Tyler Kroft, Bengals – While it’s clear Tyler Kroft is not Tyler Eifert, he at least proved he could hold down the fort in week 15 by catching three passes including a 20 yard TD. The Bengals offense is attempting to reestablish an identity sans Andy Dalton and it’s clear targeting the tight end (TE) is still in the plans. Without Eifert, much of the defensive attention focused on A.J. Green and he was only targeted three times. Fourth year receiver Marvin Jones actually led the team in targets, receptions (tied with Giovani Bernard) and receiving yards. Essentially A.J. McCarron is attempting to adjust to life as a NFL starting QB, and although he enjoyed success at Alabama, the pros are a different ballgame. Credit to McCarron because he responded admirably and, to be fair, playing at Alabama is close to playing in the pros in terms of opposing weekly talent and pressure to win every single game.

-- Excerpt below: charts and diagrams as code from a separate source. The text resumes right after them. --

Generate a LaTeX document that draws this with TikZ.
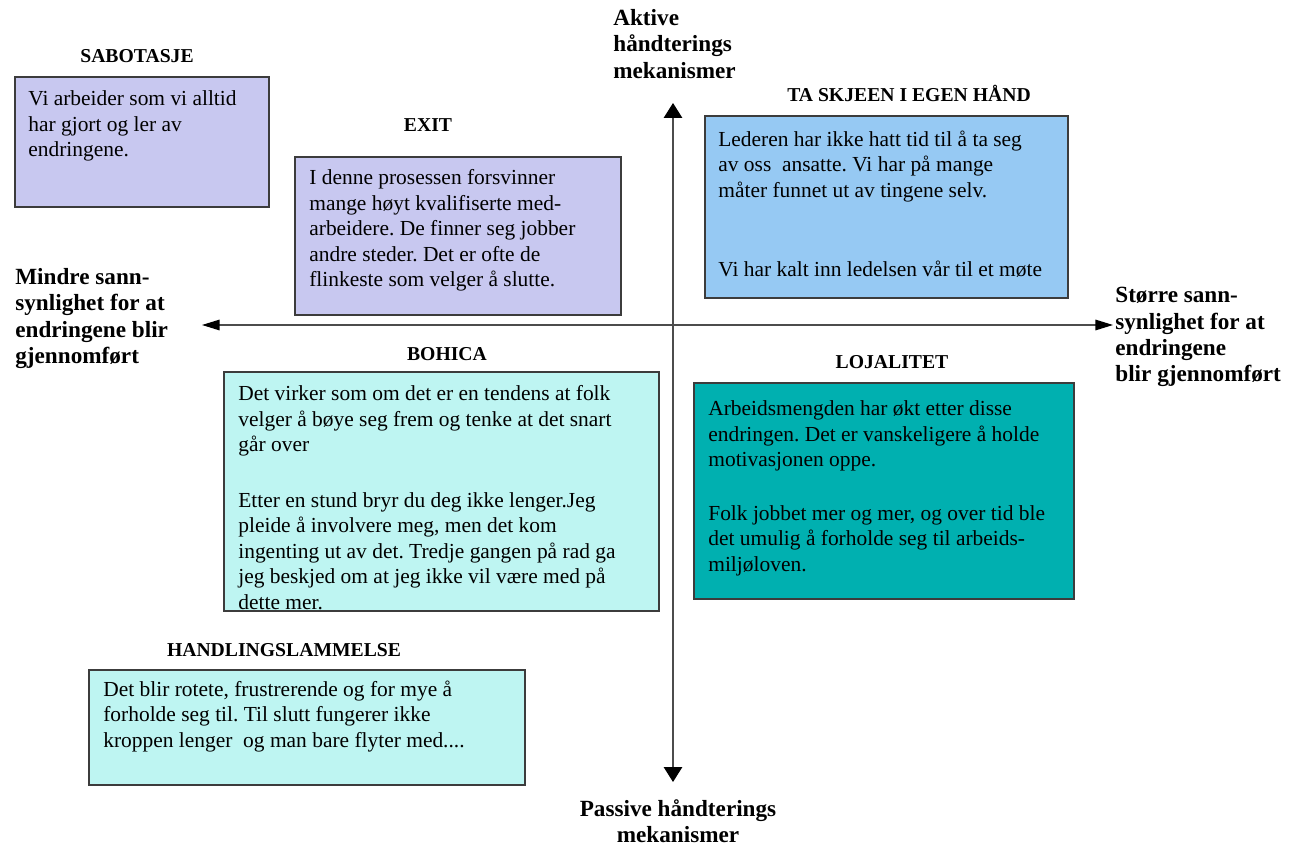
\documentclass[tikz,border=0pt]{standalone}
\usepackage{fontspec}
\setmainfont{Liberation Serif}
\usetikzlibrary{arrows.meta,positioning}

\definecolor{lavendel}{RGB}{200,200,240}
\definecolor{himmel}{RGB}{150,201,243}
\definecolor{lysturkis}{RGB}{190,245,242}
\definecolor{turkis}{RGB}{0,176,176}
\definecolor{ramme}{RGB}{60,60,60}

\frenchspacing

\begin{document}
\begin{tikzpicture}[x=0.02cm,y=-0.02cm,
    box/.style={draw=ramme,line width=0.9pt,anchor=north west,inner sep=0pt},
    txt/.style={anchor=north west,inner sep=0pt,align=left,
                font=\fontsize{12.2}{14.5}\selectfont},
    title/.style={anchor=base,inner sep=0pt,
                  font=\fontsize{11.2}{13}\selectfont\bfseries},
    axlabel/.style={inner sep=0pt,font=\fontsize{13.2}{15}\selectfont\bfseries},
    vaxis/.style={draw=black!70,line width=0.7pt,
                  {Triangle[length=8.5pt,width=10.5pt,color=black]}-{Triangle[length=8.5pt,width=10.5pt,color=black]}},
    haxis/.style={draw=black!70,line width=0.7pt,
                  {Triangle[length=10pt,width=6pt,color=black]}-{Triangle[length=10pt,width=6pt,color=black]}}]

  \useasboundingbox (0,0) rectangle (1298,847);

  % the six boxes
  \node[box,fill=lavendel,minimum width=5.08cm,minimum height=2.6cm]  (sab)  at (14,76)   {};
  \node[box,fill=lavendel,minimum width=6.52cm,minimum height=3.16cm] (exit) at (294,156)  {};
  \node[box,fill=himmel,minimum width=7.26cm,minimum height=3.64cm]   (ta)   at (704,115)  {};
  \node[box,fill=lysturkis,minimum width=8.7cm,minimum height=4.78cm] (boh)  at (223,371)  {};
  \node[box,fill=turkis,minimum width=7.6cm,minimum height=4.32cm]    (loj)  at (693,382)  {};
  \node[box,fill=lysturkis,minimum width=8.72cm,minimum height=2.3cm] (han)  at (88,669)   {};

  % headings
  \node[title] (sabT)  at (137,63)  {SABOTASJE};
  \node[title] (exitT) at (428,132) {EXIT};
  \node[title] (taT)   at (909,102) {TA SKJEEN I EGEN HÅND};
  \node[title] (bohT)  at (447,361) {BOHICA};
  \node[title] (lojT)  at (892,369) {LOJALITET};
  \node[title] (hanT)  at (284,656) {HANDLINGSLAMMELSE};

  % texts in the boxes
  \node[txt] (sabX) [below right=0.29cm and 0.28cm of sab.north west]
    {Vi arbeider som vi alltid\\har gjort og ler av\\endringene.};
  \node[txt] (exitX) [below right=0.27cm and 0.3cm of exit.north west]
    {I denne prosessen forsvinner\\mange høyt kvalifiserte med-\\arbeidere. De finner seg jobber\\
     andre steder. Det er ofte de\\flinkeste som velger å slutte.};
  \node[txt] (taX) [below right=0.31cm and 0.28cm of ta.north west]
    {Lederen har ikke hatt tid til å ta seg\\av oss\ \ ansatte. Vi har på mange\\
     måter funnet ut av tingene selv.\\[30.8pt]Vi har kalt inn ledelsen vår til et møte};
  \node[txt] (bohX) [below right=0.29cm and 0.3cm of boh.north west]
    {Det virker som om det er en tendens at folk\\velger å bøye seg frem og tenke at det snart\\
     går over\\[17pt]Etter en stund bryr du deg ikke lenger.Jeg\\pleide å involvere meg, men det kom\\
     ingenting ut av det. Tredje gangen på rad ga\\jeg beskjed om at jeg ikke vil være med på\\dette mer.};
  \node[txt] (lojX) [below right=0.37cm and 0.3cm of loj.north west]
    {Arbeidsmengden har økt etter disse\\endringen. Det er vanskeligere å holde\\
     motivasjonen oppe.\\[16pt]Folk jobbet mer og mer, og over tid ble\\
     det umulig å forholde seg til arbeids-\\miljøloven.};
  \node[txt] (hanX) [below right=0.23cm and 0.3cm of han.north west]
    {Det blir rotete, frustrerende og for mye å\\forholde seg til. Til slutt fungerer ikke\\
     kroppen lenger\ \ og man bare flyter med....};

  % axis labels
  \node[axlabel,anchor=north west,align=left] (akt) at (613,9)
    {Aktive\\håndterings\\mekanismer};
  \node[axlabel,anchor=north west,align=left] (mindre) at (15,268)
    {Mindre sann-\\synlighet for at\\endringene blir\\gjennomført};
  \node[axlabel,anchor=north west,align=left] (storre) at (1115,287)
    {Større sann-\\synlighet for at\\endringene\\blir gjennomført};
  \node[axlabel,anchor=north,align=center] (pas) at (678,799)
    {Passive håndterings\\mekanismer};

  % axes
  \coordinate (topp) at (673,103);
  \coordinate (bunn) at (673,782);
  \coordinate (venstre) at (202,325);
  \coordinate (hoyre) at (1113,325);

  \draw[vaxis] (bunn) -- (topp);
  \draw[haxis] (venstre) -- (hoyre);
\end{tikzpicture}
\end{document}
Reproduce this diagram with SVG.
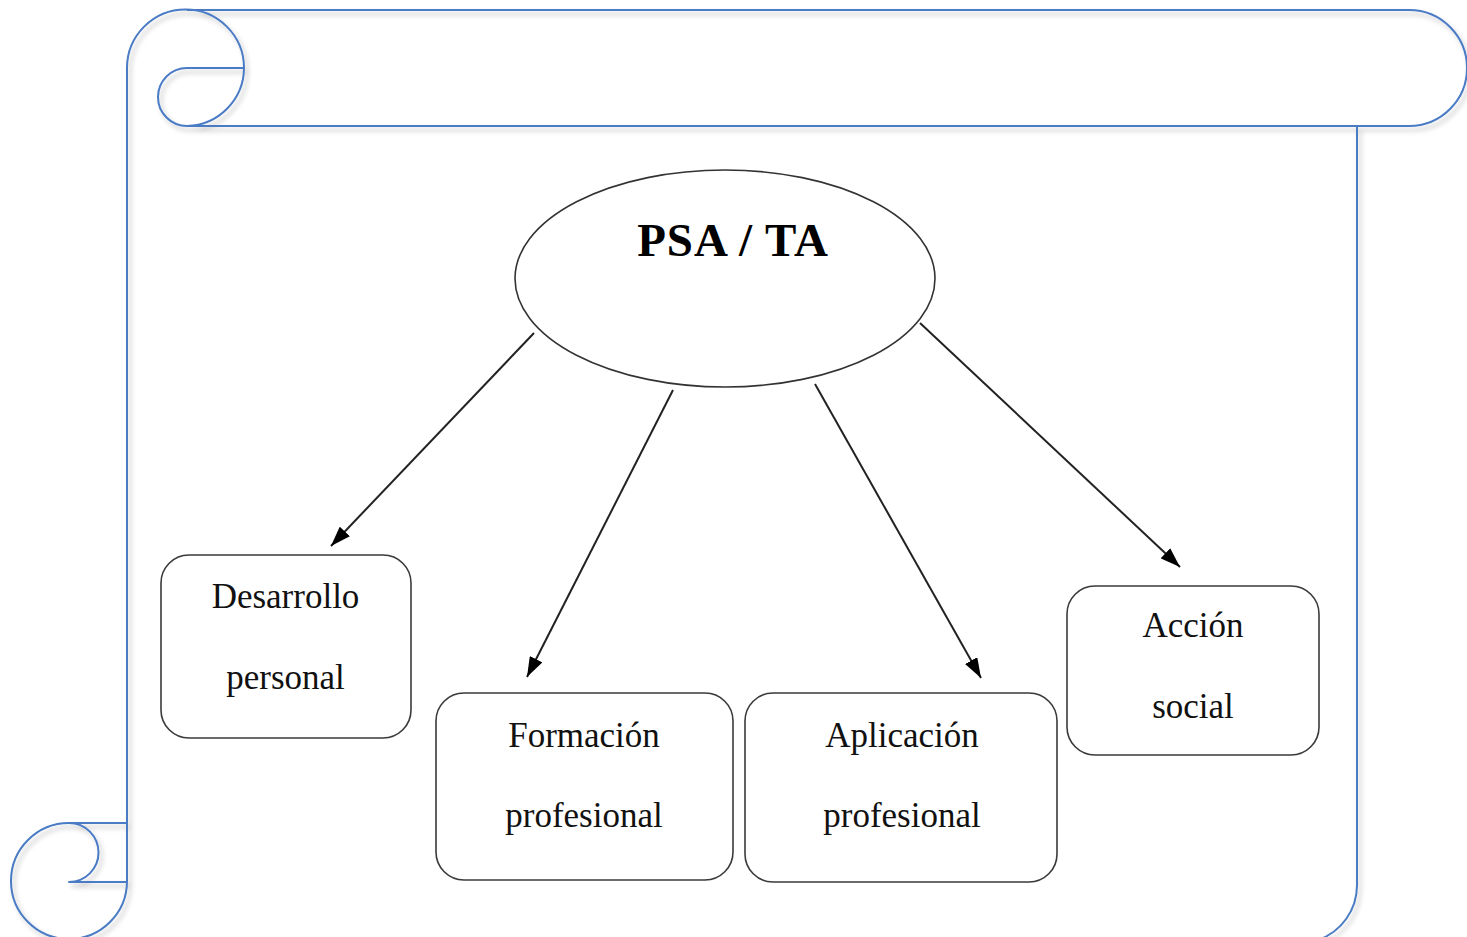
<svg xmlns="http://www.w3.org/2000/svg" width="1467" height="937" viewBox="0 0 1467 937">
<defs>
<style>
.scroll{fill:none;stroke:#4a7bc4;stroke-width:2;stroke-linejoin:round}
.box{fill:#fff;stroke:#3a3a3a;stroke-width:1.6}
.lbl{font-family:"Liberation Serif","Times New Roman",serif;font-size:35px;fill:#111;text-anchor:middle}
.title{font-family:"Liberation Serif","Times New Roman",serif;font-size:47px;font-weight:bold;fill:#000;text-anchor:middle;letter-spacing:1px}
.conn{stroke:#222;stroke-width:2;fill:none}
</style>
<filter id="sh" x="-5%" y="-5%" width="110%" height="110%">
<feGaussianBlur in="SourceAlpha" stdDeviation="2.5"/>
<feOffset dx="3" dy="4" result="b"/>
<feComponentTransfer><feFuncA type="linear" slope="0.25"/></feComponentTransfer>
<feMerge><feMergeNode/><feMergeNode in="SourceGraphic"/></feMerge>
</filter>
<marker id="ah" viewBox="0 0 20 14" refX="20" refY="7" markerWidth="20" markerHeight="14" markerUnits="userSpaceOnUse" orient="auto">
<path d="M0,0 L20,7 L0,14 Z" fill="#000"/>
</marker>
</defs>
<rect width="1467" height="937" fill="#fff"/>
<g id="scroll" class="scroll" filter="url(#sh)">
<path d="M187,10 L1409,10 A58,58 0 0 1 1409,126 L187,126"/>
<path d="M127,68 A58.5,58.5 0 0 1 244,68 A58.5,58.5 0 0 1 187,126 A29,29 0 0 1 187,68 L244,68"/>
<path d="M127,68 L127,881"/>
<path d="M1357,126 L1357,885 A58,58 0 0 1 1318,940"/>
<path d="M69,823 L127,823 M69,823 A29,29 0 0 1 69,882 L127,882 M127,881 A58,58 0 1 1 69,823"/>
</g>
<g id="connectors">
<line class="conn" x1="534" y1="333" x2="331" y2="546" marker-end="url(#ah)"/>
<line class="conn" x1="673" y1="390" x2="527" y2="677" marker-end="url(#ah)"/>
<line class="conn" x1="815" y1="384" x2="981" y2="678" marker-end="url(#ah)"/>
<line class="conn" x1="920" y1="323" x2="1180" y2="567" marker-end="url(#ah)"/>
</g>
<g id="psa-ta">
<ellipse cx="725" cy="278.5" rx="210" ry="108.5" fill="none" stroke="#333" stroke-width="1.6"/>
<text class="title" x="733" y="256">PSA / TA</text>
</g>
<g id="desarrollo-personal">
<rect class="box" x="161" y="555" width="250" height="183" rx="28"/>
<text class="lbl" x="285.5" y="608">Desarrollo</text>
<text class="lbl" x="285.5" y="689">personal</text>
</g>
<g id="formacion-profesional">
<rect class="box" x="436" y="693" width="297" height="187" rx="28"/>
<text class="lbl" x="584" y="747">Formación</text>
<text class="lbl" x="584" y="827">profesional</text>
</g>
<g id="aplicacion-profesional">
<rect class="box" x="745" y="693" width="312" height="189" rx="28"/>
<text class="lbl" x="902" y="747">Aplicación</text>
<text class="lbl" x="902" y="827">profesional</text>
</g>
<g id="accion-social">
<rect class="box" x="1067" y="586" width="252" height="169" rx="28"/>
<text class="lbl" x="1193" y="637">Acción</text>
<text class="lbl" x="1193" y="718">social</text>
</g>
</svg>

Eifert still could miss more time because you just never know with concussions; they come in all different varieties and the standard is now to approach with extra caution. This means Kroft will continue to start and see targets so he could be an interesting source of salary relief in upcoming weeks if he remains the man. He proved he can succeed in the position and should be a weekly threat to score as long as he sees the snaps.